The VAPP Act made provision of imprisonment not exceeding three years for persons found guilty of spousal battery with an option of fine or both:

19. (1) A person who batters his or her spouse commits an offence and is liable on conviction to a term of imprisonment not exceeding 3 years or to a fine not exceeding N200,000.00 or both.

“Family Issue” Not A Crime?
Rather than seek justice for Mrs Angbo, a battery case has been trivialised and tagged as a “family issue” like a badly-scripted film, with the governor of Benue State Samuel Ortom acting as a peacemaker between the couple.

Speaking with the press, the governor said “We have resolved all issues. This family is barely six years with four kids. Angbo himself has distinguished himself in journalism and the wife is a medical doctor with Benue State government at the teaching hospital. We felt for a young couple of six years, they must be encouraged instead of trying to separate them.”

“Some of us are not also innocent,” governor Ortom continued. “As young couple, we underwent some of these challenges in our marriage life.”

Why did the governor trivialise assault and battery as “challenges in marriage”? By saying “some of us are not innocent”, is the governor saying that domestic violence is a normal thing in marriage? The governor’s statement makes one wonder if he also experienced this same “marriage challenge” when he was younger.

Acts of reconciliation such as this is a pat on the back for people who batter their spouse – after all, it is a “family issue”. When offences become trivialised, it makes a mockery of the law.

In fact, what Governor Ortom did amounted to the desecration of the bill he signed into law little over a year ago.

The Benue State House of Assembly passed the Violence Against Persons (Prohibition) bill in 2019 and Governor Ortom signed it into law in June, 2019. By receiving Mr Angbo, he contravened subsection 4 of that law.

(4) A person who receives or assists another who, to his or knowledge, committed the offence provided for in subsection (1) of this section is an accessory after the fact and is liable on conviction to a term of imprisonment not exceeding 1 year or to a fine not exceeding N200,000.00 or both.

Cases like that of Mrs Angbo is one of the reasons why many women suffer in silence.
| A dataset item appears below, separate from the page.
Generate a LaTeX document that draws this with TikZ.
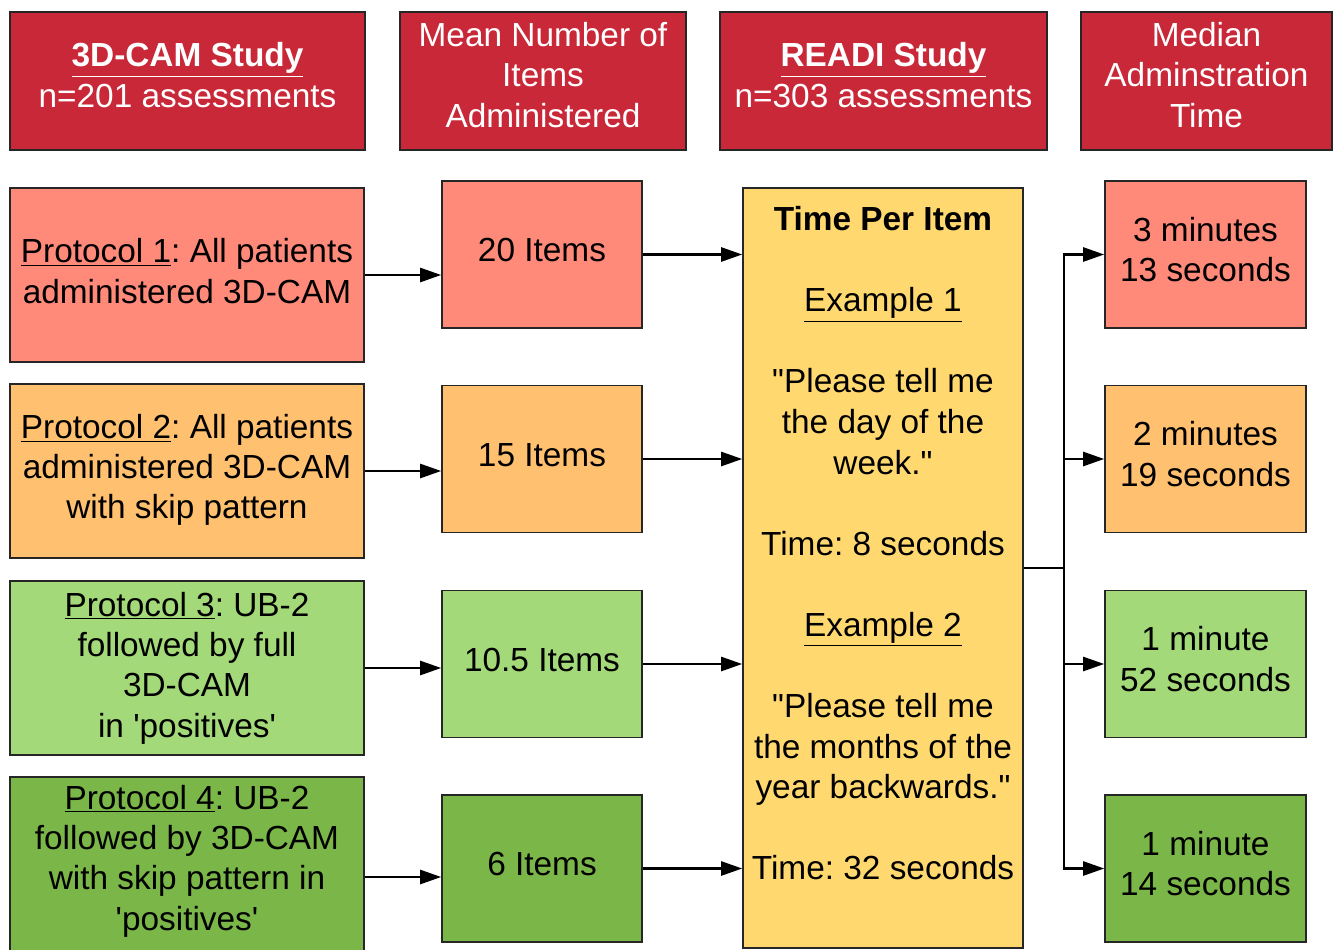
\documentclass[tikz,border=0pt]{standalone}
\usepackage{fontspec}
\setmainfont{Liberation Sans}
\usetikzlibrary{arrows.meta,calc}

\definecolor{headred}{RGB}{200,40,56}
\definecolor{proone}{RGB}{255,138,122}
\definecolor{protwo}{RGB}{255,192,112}
\definecolor{prothree}{RGB}{163,217,120}
\definecolor{profour}{RGB}{122,182,72}
\definecolor{timeyellow}{RGB}{255,217,112}

\tikzset{
	boxfont/.style={align=center, inner sep=0pt, font=\fontsize{19}{23}\selectfont},
	box/.style={draw=black!85, line width=0.9pt, inner sep=0pt},
	head/.style={box, fill=headred},
	headtext/.style={boxfont, text=white},
	flow/.style={-{Triangle[length=12pt,width=8pt]}, line width=1.4pt},
}

\frenchspacing

\begin{document}
\begin{tikzpicture}[x=0.02cm, y=-0.02cm]

% parameters %{{{2

	\def\u{0.02cm}
	\def\gap{40}

	\useasboundingbox (0,0) rectangle (1340,950);

% header row %{{{2

	\node[head, minimum width=355*\u, minimum height=138*\u,
		label={[headtext, yshift=3.4pt]center:{\textbf{\underline{3D-CAM Study}}\\n=201 assessments}}]
		(H1) at (187.5,81) {};
	\node[head, minimum width=286*\u, minimum height=138*\u,
		label={[headtext, yshift=3.4pt]center:{Mean Number of\\Items\\Administered}}]
		(H2) at (543,81) {};
	\node[head, minimum width=327*\u, minimum height=138*\u,
		label={[headtext, yshift=3.4pt]center:{\textbf{\underline{READI Study}}\\n=303 assessments}}]
		(H3) at (883.5,81) {};
	\node[head, minimum width=251*\u, minimum height=138*\u,
		label={[headtext, yshift=3.4pt]center:{Median\\Adminstration\\Time}}]
		(H4) at (1206.5,81) {};

% protocols %{{{2

	\node[box, fill=proone, minimum width=354*\u, minimum height=174*\u,
		label={[boxfont, yshift=2.3pt]center:{\underline{Protocol 1}: All patients\\administered 3D-CAM}}]
		(P1) at (187,275) {};
	\node[box, fill=protwo, minimum width=354*\u, minimum height=174*\u,
		label={[boxfont, yshift=0.6pt]center:{\underline{Protocol 2}: All patients\\administered 3D-CAM\\with skip pattern}}]
		(P2) at (187,471) {};
	\node[box, fill=prothree, minimum width=354*\u, minimum height=174*\u,
		label={[boxfont]center:{\underline{Protocol 3}: UB-2\\followed by full\\3D-CAM\\in \textquotesingle positives\textquotesingle}}]
		(P3) at (187,668) {};
	\node[box, fill=profour, minimum width=354*\u, minimum height=200*\u,
		label={[boxfont, yshift=9.1pt]center:{\underline{Protocol 4}: UB-2\\followed by 3D-CAM\\with skip pattern in\\\textquotesingle positives\textquotesingle}}]
		(P4) at (187,877) {};

% items and times %{{{2

	\foreach \i/\c/\y/\t/\m in {%
		1/proone/254.5/20 Items/{3 minutes\\13 seconds},
		2/protwo/459/15 Items/{2 minutes\\19 seconds},
		3/prothree/664/10.5 Items/{1 minute\\52 seconds},
		4/profour/868.5/6 Items/{1 minute\\14 seconds}} {
		\node[box, fill=\c, minimum width=200*\u, minimum height=147*\u,
			label={[boxfont, yshift=2.3pt]center:\t}] (I\i) at (542,\y) {};
		\node[box, fill=\c, minimum width=201*\u, minimum height=147*\u,
			label={[boxfont, yshift=2.8pt]center:{\m}}] (M\i) at (1205.5,\y) {};
	}

% time per item %{{{2

	\node[box, fill=timeyellow, minimum width=280*\u, minimum height=760*\u] (T) at (883,568) {};

	\node[boxfont, font=\fontsize{19}{23.1}\selectfont, anchor=north] (Ttext) at (883,206) {%
		\textbf{Time Per Item}\\[23.1pt]
		\underline{Example 1}\\[23.1pt]
		\textquotedbl Please tell me\\the day of the\\week.\textquotedbl\\[23.1pt]
		Time: 8 seconds\\[23.1pt]
		\underline{Example 2}\\[23.1pt]
		\textquotedbl Please tell me\\the months of the\\year backwards.\textquotedbl\\[23.1pt]
		Time: 32 seconds};

% connectors %{{{2

	\foreach \i in {1,...,4} {
		\draw[flow] (P\i.east) -- (P\i.east -| I\i.west);
		\draw[flow] (I\i.east) -- (I\i.east -| T.west);
	}

	\coordinate (split) at ($(T.east)+(\gap,0)$);
	\draw[line width=1.4pt] (T.east) -- (split);

	\foreach \i in {1,...,4} { \draw[flow] (split) |- (M\i.west); }

% closing %{{{2

\end{tikzpicture}
\end{document}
According to 2018 report of Nigeria Demographic and Health Survey (NDHS), more than half of Nigerian women (55%) who have experienced physical or sexual violence have never sought help to stop the violence.

That is because sometimes, the “help” they receive comes in the form of Ortom’s mediation, which only enables and encourages violence against women. Ortom’s tacit tolerance for Mr Angbo obvious assault on his wife is unbecoming of a state governor: it stands logic on its head and buries decency in the sea of contempt for the woman’s right. The governor missed a glorious chance of letting the law he personally assented come in to play. Hopefully, he will not have to rue his mansplaining of the “family issue”.